Por dos semanas enteras, el debate sobre el Acuerdo Transpacífico de Cooperación Económica (conocido mejor como TPP) generó un agresivo y diría que saludable debate al interior del Partido Demócrata en los EE.UU. Por un lado, la cabeza visible de la izquierda del partido, Elizabeth Warren, gritó a los cuatro vientos “faul”. Y aunque esto suene surrealista para el Ecuador, Warren siente que EE.UU. ha sido el mayor perdedor de todos los TLC que han firmado en el pasado, empezando por Nafta: balanza comercial negativa y sobre todo pérdida de empleos en manufactura (como si eso fuera posible).
Ella también teme que el TPP socave la soberanía judicial estadounidense en pro de soluciones arbitrales que favorezcan básicamente a multinacionales. Por el otro lado, el presidente Obama –siempre centrista- argumenta que el TPP es necesario precisamente para defender empleos frente al país que ha sido el mayor causante de esas pérdidas laborales: China. Y que EE.UU. está a la cola de los países desarrollados como el Estado que menos exporta con relación a su PIB. Lo más probable es que Obama reciba su ‘fast-track’, y por la simple razón de que los republicanos prefieren darle la razón antes que a Warren.

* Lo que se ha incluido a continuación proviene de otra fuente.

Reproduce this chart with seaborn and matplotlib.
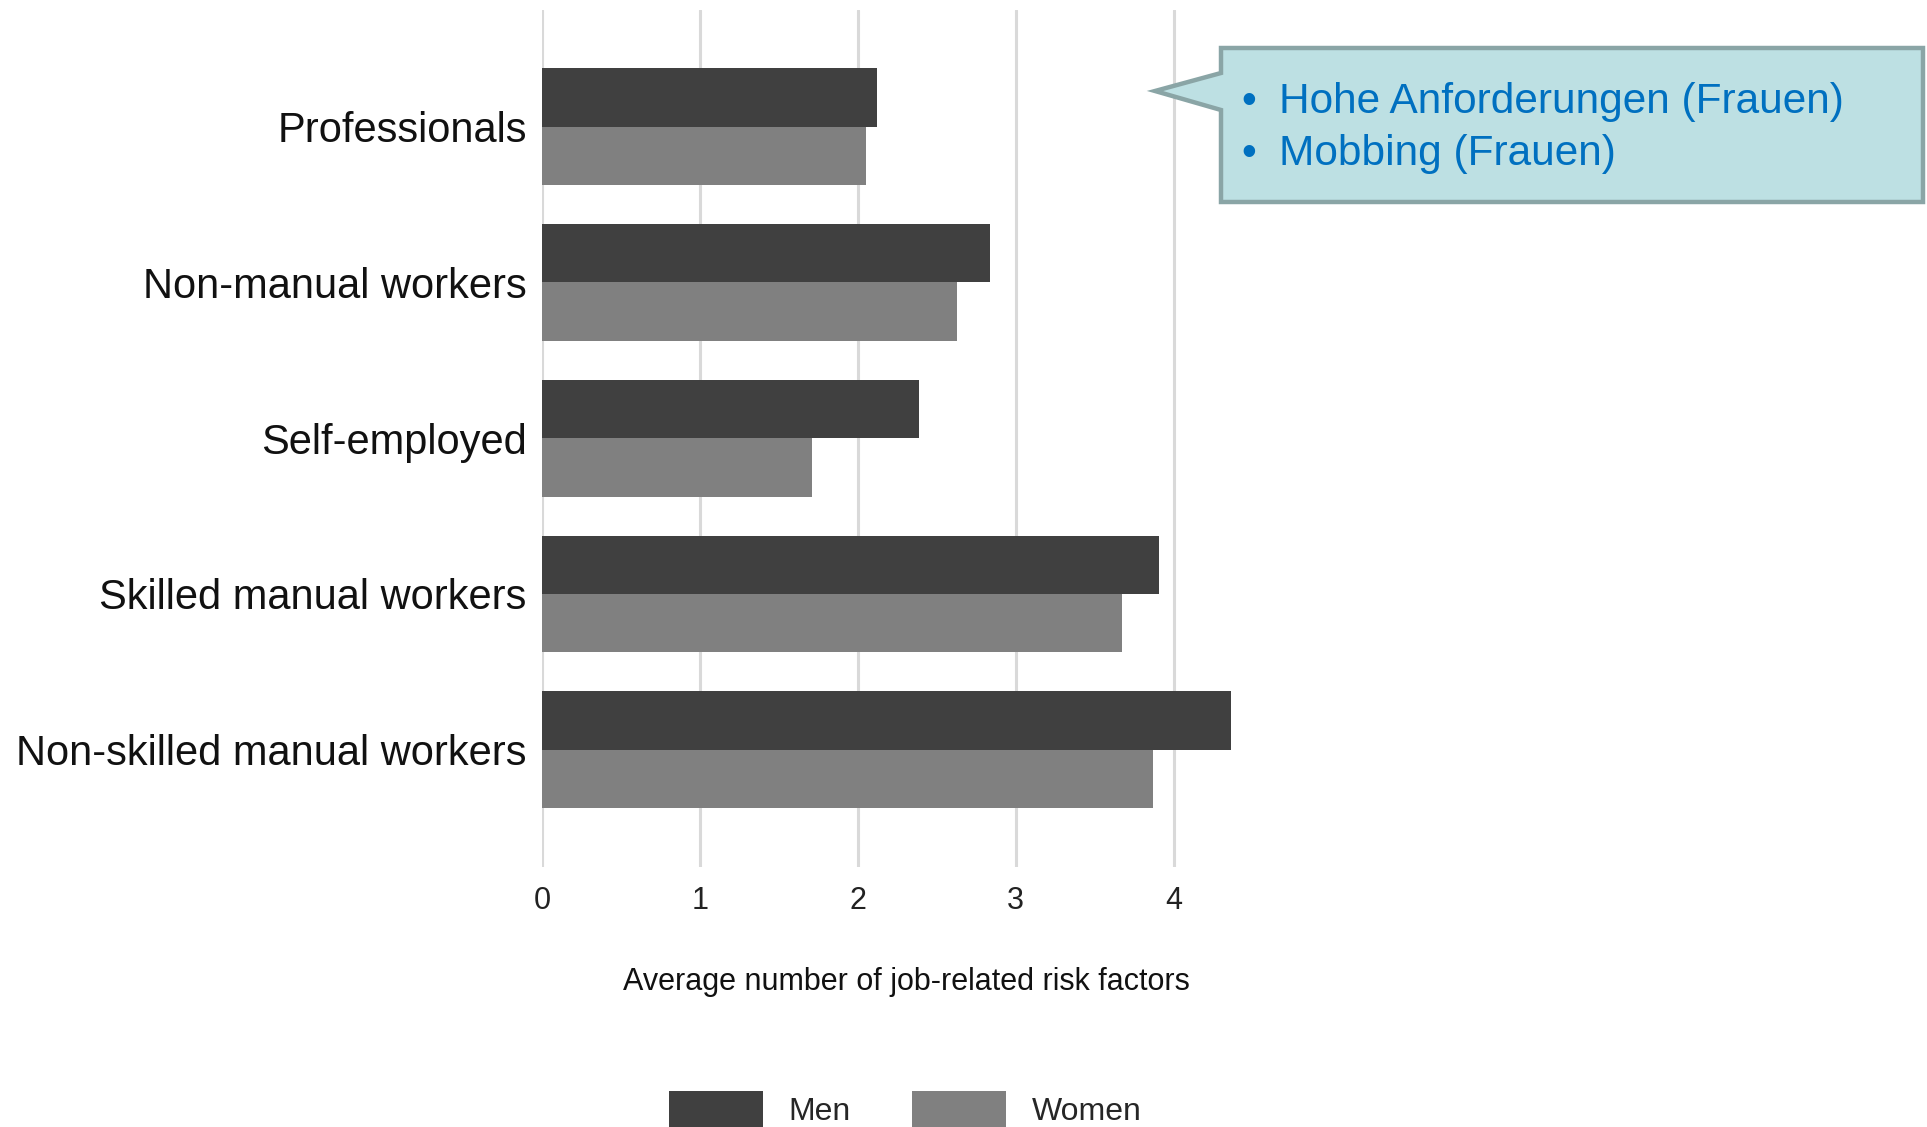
import matplotlib
matplotlib.use("Agg")
import matplotlib.pyplot as plt
from matplotlib.patches import Polygon
import seaborn as sns
import pandas as pd

categories = ["Professionals", "Non-manual workers", "Self-employed",
              "Skilled manual workers", "Non-skilled manual workers"]
men = [2.12, 2.84, 2.39, 3.91, 4.36]
women = [2.05, 2.63, 1.71, 3.67, 3.87]
series_names = ["Men", "Women"]
x_ticks = [0, 1, 2, 3, 4]
x_label = "Average number of job-related risk factors"
callout_lines = ["Hohe Anforderungen (Frauen)", "Mobbing (Frauen)"]

df = pd.DataFrame({
    "category": categories * 2,
    "value": men + women,
    "group": [series_names[0]] * len(categories) + [series_names[1]] * len(categories),
})

sns.set_theme(style="white")
plt.rcParams["font.family"] = ["Liberation Sans", "DejaVu Sans"]

W, H = 1927, 1127
fig = plt.figure(figsize=(W / 100, H / 100), dpi=100)
ax = fig.add_axes([542 / W, 1 - 866.5 / H, 728 / W, 856.7 / H])

sns.barplot(data=df, y="category", x="value", hue="group", orient="h",
            palette=["#404040", "#808080"], width=0.75, saturation=1,
            edgecolor="none", ax=ax)

ax.set_xlim(0, 4.61)
ax.set_ylim(4.75, -0.75)
ax.set_xticks(x_ticks)
ax.set_xticklabels([str(t) for t in x_ticks])
ax.grid(axis="x", color="#d9d9d9", linewidth=2.2)
ax.grid(axis="y", visible=False)
ax.set_axisbelow(True)
for s in ax.spines.values():
    s.set_visible(False)
ax.tick_params(axis="x", length=0, pad=14, labelsize=22, labelcolor="#222222")
ax.tick_params(axis="y", length=0, pad=11, labelsize=30, labelcolor="#111111")
ax.set_ylabel("")
ax.set_xlabel(x_label, fontsize=22, color="#111111")
ax.xaxis.set_label_coords(0.5, -0.117)

sns.move_legend(ax, loc="upper left", bbox_to_anchor=(669 / W, 1 - 1091 / H),
                bbox_transform=fig.transFigure, ncol=2, frameon=False, title=None,
                fontsize=23, handlelength=2.95, handleheight=1.4,
                handletextpad=0.8, columnspacing=1.9,
                borderaxespad=0, borderpad=0)

# speech-bubble callout
def fp(x, y):
    return (x / W, 1 - y / H)

pts = [fp(1221, 48), fp(1923, 48), fp(1923, 202), fp(1221, 202),
       fp(1221, 110), fp(1155, 91), fp(1221, 73)]
fig.patches.append(Polygon(pts, closed=True, transform=fig.transFigure,
                           facecolor="#bde0e3", edgecolor="#8aa5a6",
                           linewidth=3.2, joinstyle="miter", figure=fig))
for i, line in enumerate(callout_lines):
    y = 102 + 52 * i
    fig.text(1241 / W, 1 - y / H, "\u2022", fontsize=30.5, color="#0070c0",
             va="center", ha="left", family=["Liberation Sans", "DejaVu Sans"])
    fig.text(1279 / W, 1 - y / H, line, fontsize=30.5, color="#0070c0",
             va="center", ha="left", family=["Liberation Sans", "DejaVu Sans"])

fig.savefig("out.png", dpi=100)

Veinte años después de Nafta, y la ola de TLC que lo siguieron, solo han dejado una cosa en claro: tantos detractores como proponentes de estos tratados han sobreestimado –a veces en exceso- la capacidad real que estos tienen para modificar la economía y en el funcionamiento mismo del Estado. La verdad es que hay mucho por explorar y entender y los pocos estudios de impacto que se han hecho tienden a adjudicar causas que no están directamente relacionadas con la colcha de retazos que estos acuerdos han construido. Por ejemplo, EE.UU. ha perdido muchísimos empleos en manufactura, pero la mayoría de ellos se ha ido a países con los cuales no tenía tratados firmados como China, Indonesia, India, Bangladesh. Incluso los casos de arbitraje son igual de discutibles: EE.UU. se queja tanto o más de sentencias desfavorables a sus compañías de la misma manera que países en desarrollo –como el Ecuador- lo han hecho. Lo mismo ocurre con temas laborales y ambientales, que sin estos acuerdos ni siquiera se tratarían.
Lo cierto es que los acuerdos preferenciales de comercio o TLC se han vuelto una constante, una herramienta ineludible para exportar, mantener y expandir mercados, a pesar de sus problemas y dificultades. El costo de estar fuera de ellos es oneroso, incluso para la potencia más grande del planeta y, la necesidad de aglutinar fuerzas y generar convergencias para negociar con China es cada vez más urgente. Obama lo sabe y por eso, antes que razones estrictamente económicas de balanza de pagos o de equilibrio general, necesita tener una herramienta política para seguir adelante: el ‘fast-track’. Esta vez ni siquiera está liderando el TPP, sino a la cola de socios como Japón y Australia que saben mucho mejor de lo qué están hablando.